TASK DIRECTIONS >>
Faithfully return all lines, omitting every embedded picture.

+ + + +

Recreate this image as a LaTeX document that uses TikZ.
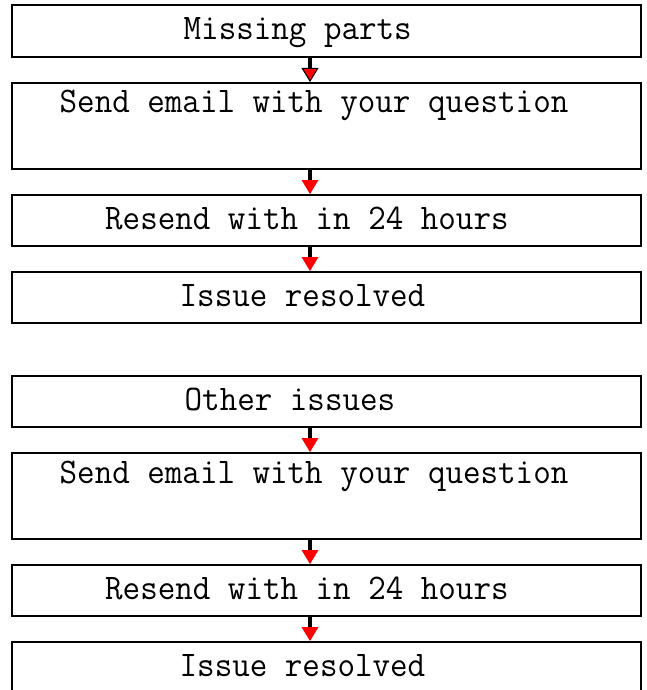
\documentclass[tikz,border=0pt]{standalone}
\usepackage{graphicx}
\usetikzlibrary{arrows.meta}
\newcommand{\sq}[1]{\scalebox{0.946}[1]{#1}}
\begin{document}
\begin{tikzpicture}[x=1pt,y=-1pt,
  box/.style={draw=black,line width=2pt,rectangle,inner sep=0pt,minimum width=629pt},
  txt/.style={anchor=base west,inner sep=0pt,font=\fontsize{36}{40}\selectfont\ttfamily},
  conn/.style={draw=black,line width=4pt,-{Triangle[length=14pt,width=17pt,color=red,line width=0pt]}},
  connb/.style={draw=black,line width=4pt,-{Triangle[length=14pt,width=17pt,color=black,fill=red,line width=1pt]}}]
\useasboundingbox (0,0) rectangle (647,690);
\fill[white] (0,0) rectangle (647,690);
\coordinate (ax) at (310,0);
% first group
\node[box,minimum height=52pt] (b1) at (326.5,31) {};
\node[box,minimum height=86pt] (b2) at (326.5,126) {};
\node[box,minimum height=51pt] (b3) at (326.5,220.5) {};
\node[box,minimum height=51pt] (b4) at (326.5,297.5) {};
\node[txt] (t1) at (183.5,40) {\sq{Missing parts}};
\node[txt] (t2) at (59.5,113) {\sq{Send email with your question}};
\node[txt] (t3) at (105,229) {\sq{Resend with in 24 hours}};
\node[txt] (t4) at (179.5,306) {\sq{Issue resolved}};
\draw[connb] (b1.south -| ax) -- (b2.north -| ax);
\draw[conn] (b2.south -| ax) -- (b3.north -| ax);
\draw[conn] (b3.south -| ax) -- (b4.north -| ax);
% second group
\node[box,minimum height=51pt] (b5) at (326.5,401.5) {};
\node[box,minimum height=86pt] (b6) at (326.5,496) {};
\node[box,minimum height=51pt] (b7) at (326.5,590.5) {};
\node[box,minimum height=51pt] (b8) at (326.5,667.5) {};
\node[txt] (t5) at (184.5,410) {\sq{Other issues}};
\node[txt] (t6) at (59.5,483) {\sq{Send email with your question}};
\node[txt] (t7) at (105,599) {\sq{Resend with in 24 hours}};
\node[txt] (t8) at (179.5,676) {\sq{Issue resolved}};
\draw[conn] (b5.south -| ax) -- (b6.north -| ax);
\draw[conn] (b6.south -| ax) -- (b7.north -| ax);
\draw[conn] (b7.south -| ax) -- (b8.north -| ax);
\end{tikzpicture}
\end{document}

+ + + +

OUTPUT FOR THIS EXERCISE >>
Recreate this image as a LaTeX document that uses TikZ.
\documentclass[tikz,border=0pt]{standalone}
\usepackage{graphicx}
\usetikzlibrary{arrows.meta}
\newcommand{\sq}[1]{\scalebox{0.946}[1]{#1}}
\begin{document}
\begin{tikzpicture}[x=1pt,y=-1pt,
  box/.style={draw=black,line width=2pt,rectangle,inner sep=0pt,minimum width=629pt},
  txt/.style={anchor=base west,inner sep=0pt,font=\fontsize{36}{40}\selectfont\ttfamily},
  conn/.style={draw=black,line width=4pt,-{Triangle[length=14pt,width=17pt,color=red,line width=0pt]}},
  connb/.style={draw=black,line width=4pt,-{Triangle[length=14pt,width=17pt,color=black,fill=red,line width=1pt]}}]
\useasboundingbox (0,0) rectangle (647,690);
\fill[white] (0,0) rectangle (647,690);
\coordinate (ax) at (310,0);
% first group
\node[box,minimum height=52pt] (b1) at (326.5,31) {};
\node[box,minimum height=86pt] (b2) at (326.5,126) {};
\node[box,minimum height=51pt] (b3) at (326.5,220.5) {};
\node[box,minimum height=51pt] (b4) at (326.5,297.5) {};
\node[txt] (t1) at (183.5,40) {\sq{Missing parts}};
\node[txt] (t2) at (59.5,113) {\sq{Send email with your question}};
\node[txt] (t3) at (105,229) {\sq{Resend with in 24 hours}};
\node[txt] (t4) at (179.5,306) {\sq{Issue resolved}};
\draw[connb] (b1.south -| ax) -- (b2.north -| ax);
\draw[conn] (b2.south -| ax) -- (b3.north -| ax);
\draw[conn] (b3.south -| ax) -- (b4.north -| ax);
% second group
\node[box,minimum height=51pt] (b5) at (326.5,401.5) {};
\node[box,minimum height=86pt] (b6) at (326.5,496) {};
\node[box,minimum height=51pt] (b7) at (326.5,590.5) {};
\node[box,minimum height=51pt] (b8) at (326.5,667.5) {};
\node[txt] (t5) at (184.5,410) {\sq{Other issues}};
\node[txt] (t6) at (59.5,483) {\sq{Send email with your question}};
\node[txt] (t7) at (105,599) {\sq{Resend with in 24 hours}};
\node[txt] (t8) at (179.5,676) {\sq{Issue resolved}};
\draw[conn] (b5.south -| ax) -- (b6.north -| ax);
\draw[conn] (b6.south -| ax) -- (b7.north -| ax);
\draw[conn] (b7.south -| ax) -- (b8.north -| ax);
\end{tikzpicture}
\end{document}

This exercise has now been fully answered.